#### Exercise prompt:
How many lines hold the string "Python"? Reply with the number alone.

#### Stored rows:
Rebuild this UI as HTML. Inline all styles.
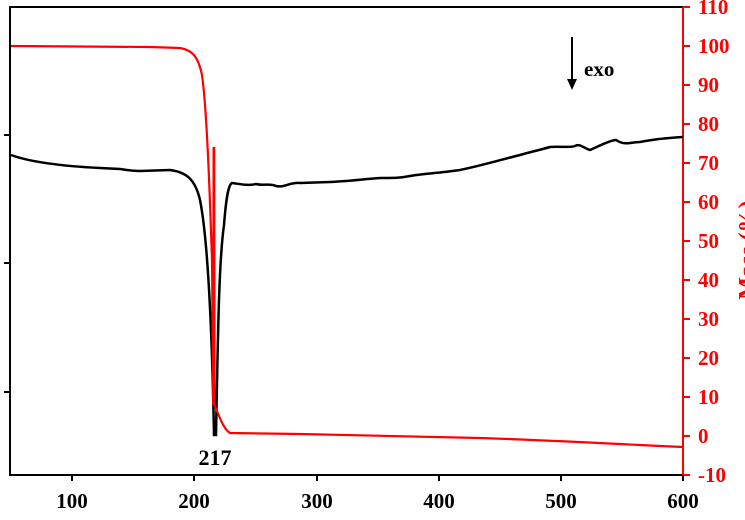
<!DOCTYPE html>
<html><head><meta charset="utf-8"><style>body{margin:0;background:#fff}svg{display:block}</style></head><body>
<svg width="745" height="520" viewBox="0 0 745 520" font-family="Liberation Serif, serif" font-weight="bold">
<rect x="10" y="7" width="673" height="468" fill="none" stroke="#000" stroke-width="2"/>
<g stroke="#000" stroke-width="2"><line x1="4" y1="135" x2="10" y2="135"/><line x1="4" y1="263" x2="10" y2="263"/><line x1="4" y1="392" x2="10" y2="392"/>
<line x1="72" y1="475" x2="72" y2="481"/><line x1="194" y1="475" x2="194" y2="481"/><line x1="317" y1="475" x2="317" y2="481"/><line x1="439" y1="475" x2="439" y2="481"/><line x1="561" y1="475" x2="561" y2="481"/><line x1="683" y1="475" x2="683" y2="481"/></g>
<g font-size="21" text-anchor="middle" fill="#000"><text x="72" y="508">100</text><text x="194" y="508">200</text><text x="317" y="508">300</text><text x="439" y="508">400</text><text x="561" y="508">500</text><text x="683" y="508">600</text></g>
<line x1="683" y1="7" x2="683" y2="475" stroke="#f00" stroke-width="2"/>
<g stroke="#f00" stroke-width="2">
<line x1="683" y1="7" x2="690" y2="7"/><line x1="683" y1="46" x2="690" y2="46"/><line x1="683" y1="85" x2="690" y2="85"/><line x1="683" y1="124" x2="690" y2="124"/><line x1="683" y1="163" x2="690" y2="163"/><line x1="683" y1="202" x2="690" y2="202"/><line x1="683" y1="241" x2="690" y2="241"/><line x1="683" y1="280" x2="690" y2="280"/><line x1="683" y1="319" x2="690" y2="319"/><line x1="683" y1="358" x2="690" y2="358"/><line x1="683" y1="397" x2="690" y2="397"/><line x1="683" y1="436" x2="690" y2="436"/><line x1="683" y1="475" x2="690" y2="475"/></g>
<g font-size="21" fill="#f00"><text x="698" y="14">110</text><text x="698" y="53">100</text><text x="698" y="92">90</text><text x="698" y="131">80</text><text x="698" y="170">70</text><text x="698" y="209">60</text><text x="698" y="248">50</text><text x="698" y="287">40</text><text x="698" y="326">30</text><text x="698" y="365">20</text><text x="698" y="404">10</text><text x="698" y="443">0</text><text x="698" y="482">-10</text></g>
<text transform="translate(755,250) rotate(-90)" font-size="24" fill="#f00" text-anchor="middle">Mass (%)</text>
<path d="M11,155 C30,162 60,166 100,168 L120,169 C128,170 130,171 140,171 L170,170 C185,172 195,178 200,200 C208,240 212,330 214,435 L216,435 C218,330 219,260 224,225 C226,200 228,185 232,183 C240,184 248,186 256,184 C264,186 270,183 276,186 C284,188 290,182 300,183 L330,182 C350,181 365,179 380,178 C395,178 400,178 410,176 C420,174 440,173 460,170 C480,166 500,160 520,155 C530,152 540,150 550,147 C560,146 570,148 575,146 C580,143 585,149 590,150 C595,148 610,140 616,140 C625,146 632,142 640,142 C650,140 665,138 683,137" fill="none" stroke="#000" stroke-width="2.5"/>
<path d="M11,46 L150,47 L180,48 C192,50 198,56 202,75 C207,110 210,200 212,260 L213.3,405 L213.6,148 L214.2,148 L214.5,405 C219,416 224,430 230,433 L300,434 C350,435 400,436 480,438 C540,440 600,443 660,446 L683,447" fill="none" stroke="#f00" stroke-width="2.2"/>
<text x="215" y="465" font-size="22" text-anchor="middle">217</text>
<line x1="572" y1="37" x2="572" y2="80" stroke="#000" stroke-width="2"/>
<polygon points="567,79 577,79 572,90" fill="#000"/>
<text x="584" y="76" font-size="21">exo</text>
</svg>
</body></html>
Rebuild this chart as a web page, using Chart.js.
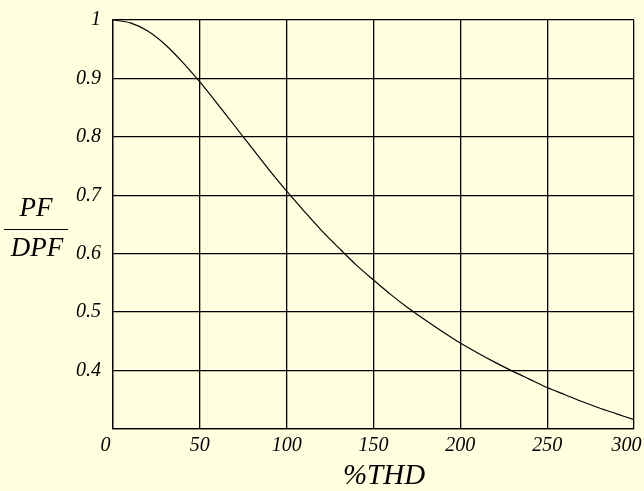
<!DOCTYPE html>
<html>
<head>
<meta charset="utf-8">
<script src="https://cdn.jsdelivr.net/npm/chart.js@4/dist/chart.umd.min.js"></script>
<style>
  body { margin: 0; background: #FFFFE0; }
  canvas { display: block; }
</style>
</head>
<body>
<canvas id="grafico" width="644" height="491"></canvas>
<script>
// %THD (eixo x) e PF/DPF (eixo y)
const thd = [0, 10, 20, 30, 40, 50, 60, 70, 80, 90, 100, 110, 120, 130, 140, 150,
  160, 170, 180, 190, 200, 210, 220, 230, 240, 250, 260, 270, 280, 290, 300];
const razaoPF = [1, 0.995, 0.981, 0.958, 0.928, 0.894, 0.857, 0.819, 0.781, 0.743, 0.707,
  0.673, 0.640, 0.610, 0.581, 0.555, 0.530, 0.507, 0.486, 0.466, 0.447,
  0.430, 0.414, 0.399, 0.385, 0.371, 0.359, 0.347, 0.336, 0.326, 0.316];
const ticksX = [0, 50, 100, 150, 200, 250, 300];
const ticksY = [0.3, 0.4, 0.5, 0.6, 0.7, 0.8, 0.9, 1];

const fonte = { family: 'Liberation Serif', style: 'italic', size: 20 };

// títulos dos eixos (fração PF / DPF e %THD)
const titulos = {
    id: 'titulos',
    afterDraw(chart) {
        const ctx = chart.ctx;
        ctx.save();
        ctx.fillStyle = '#000';
        ctx.strokeStyle = '#000';
        ctx.textAlign = 'center';
        ctx.textBaseline = 'middle';
        ctx.font = 'italic 27px "Liberation Serif"';
        ctx.fillText('PF', 36, 209);
        ctx.fillText('DPF', 37, 249);
        ctx.lineWidth = 1;
        ctx.beginPath();
        ctx.moveTo(4, 229.5);
        ctx.lineTo(68, 229.5);
        ctx.stroke();
        ctx.font = 'italic 29px "Liberation Serif"';
        ctx.fillText('%THD', 384, 476);
        ctx.restore();
    }
};

const ctx = document.getElementById('grafico').getContext('2d');
new Chart(ctx, {
    type: 'line',
    data: {
        labels: thd,
        datasets: [{
            label: 'PF/DPF',
            data: thd.map((x, i) => ({ x: x, y: razaoPF[i] })),
            borderColor: '#000',
            borderWidth: 1.2,
            pointRadius: 0,
            tension: 0.3,
            fill: false
        }]
    },
    options: {
        responsive: false,
        animation: false,
        layout: { padding: { top: 20, right: 10, left: 0, bottom: 0 } },
        plugins: {
            legend: { display: false },
            tooltip: { enabled: false }
        },
        scales: {
            x: {
                type: 'linear',
                min: 0,
                max: 300,
                afterBuildTicks: scale => { scale.ticks = ticksX.map(v => ({ value: v })); },
                afterFit: scale => {
                    scale.height = 62;
                    scale.paddingLeft = 0;
                    scale.paddingRight = 0;
                },
                grid: { color: '#000', lineWidth: 1.3, drawTicks: false },
                border: { color: '#000', width: 1.3 },
                ticks: {
                    color: '#000',
                    font: fonte,
                    padding: 5,
                    maxRotation: 0,
                    // espaços para deslocar o primeiro e o último rótulo como no original
                    callback: v => v === 0 ? '0   ' : (v === 300 ? '300   ' : String(v))
                }
            },
            y: {
                min: 0.3,
                max: 1,
                afterBuildTicks: scale => { scale.ticks = ticksY.map(v => ({ value: v })); },
                afterFit: scale => {
                    scale.width = 113;
                    scale.paddingTop = 0;
                    scale.paddingBottom = 0;
                },
                grid: { color: '#000', lineWidth: 1.3, drawTicks: false },
                border: { color: '#000', width: 1.3 },
                ticks: {
                    color: '#000',
                    font: fonte,
                    padding: 12,
                    callback: v => v < 0.35 ? '' : (v === 1 ? '1' : v.toFixed(1))
                }
            }
        }
    },
    plugins: [titulos]
});
</script>
</body>
</html>
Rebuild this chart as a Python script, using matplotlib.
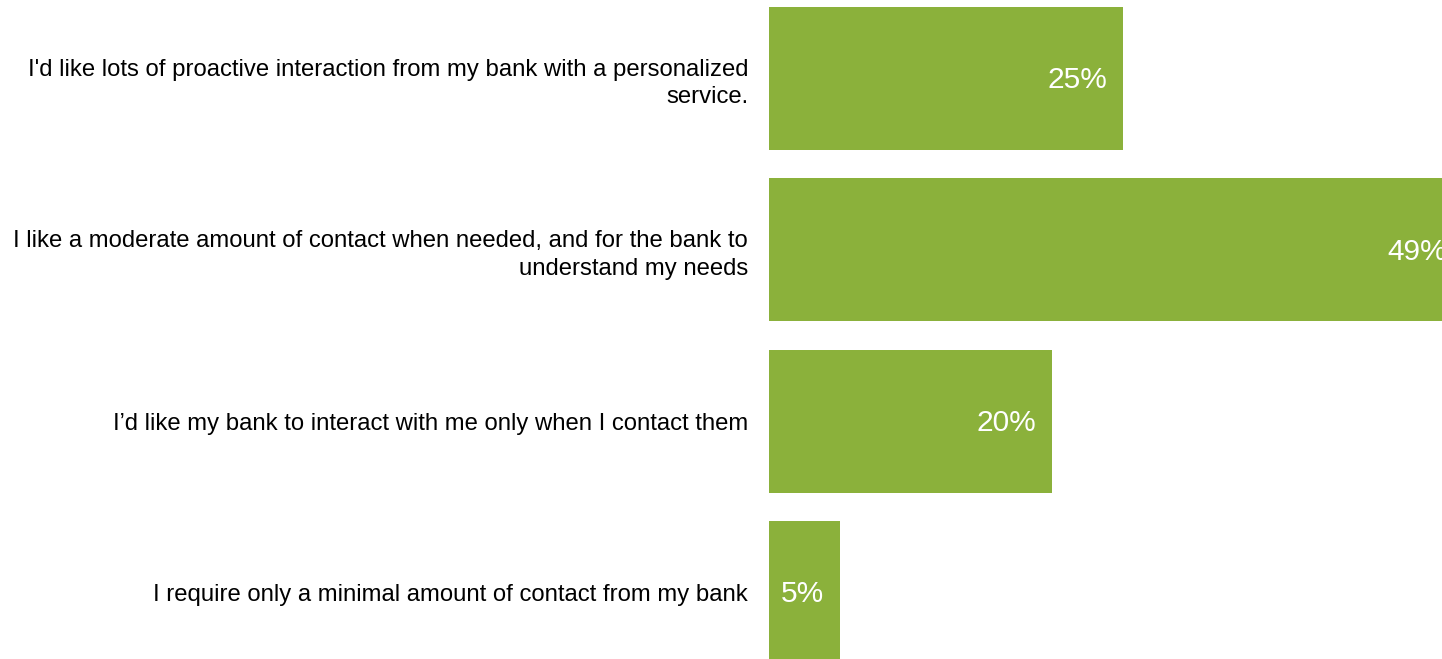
import matplotlib.pyplot as plt

plt.rcParams['font.family'] = ['Liberation Sans', 'DejaVu Sans']

answers = [
    "I'd like lots of proactive interaction from my bank with a personalized\nservice.",
    "I like a moderate amount of contact when needed, and for the bank to\nunderstand my needs",
    "I\u2019d like my bank to interact with me only when I contact them",
    "I require only a minimal amount of contact from my bank",
]
shares = [25, 49, 20, 5]
value_labels = ["25%", "49%", "20%", "5%"]

bar_color = '#8bb13b'

fig = plt.figure(figsize=(14.42, 6.59), dpi=100)
ax = fig.add_axes([769 / 1442, 0, 1 - 769 / 1442, 1])

pos = list(range(len(answers)))
ax.barh(pos, shares, height=0.835, color=bar_color)

# right edge of the figure cuts the widest bar
ax.set_xlim(0, 47.53)
ax.set_ylim(3.389, -0.458)

for p, v, lab in zip(pos, shares, value_labels):
    ax.annotate(lab, xy=(v, p), xytext=(-16, -2), textcoords='offset pixels',
                ha='right', va='center', color='white', fontsize=21.5,
                annotation_clip=False)

ax.set_yticks(pos)
ax.set_yticklabels(answers, fontsize=17.2, linespacing=1.32)
ax.tick_params(axis='y', length=0, pad=15)
ax.set_xticks([])
for s in ax.spines.values():
    s.set_visible(False)

fig.savefig('out.png', dpi=100)
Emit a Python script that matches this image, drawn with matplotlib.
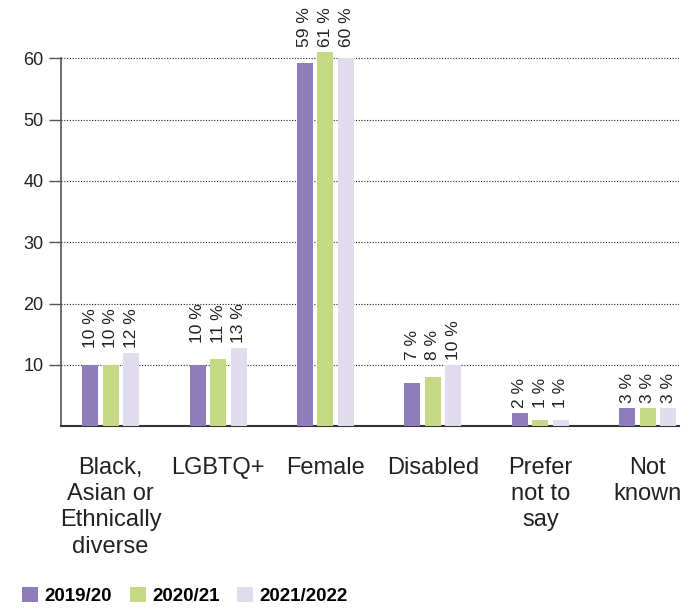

#### Worked solution:
2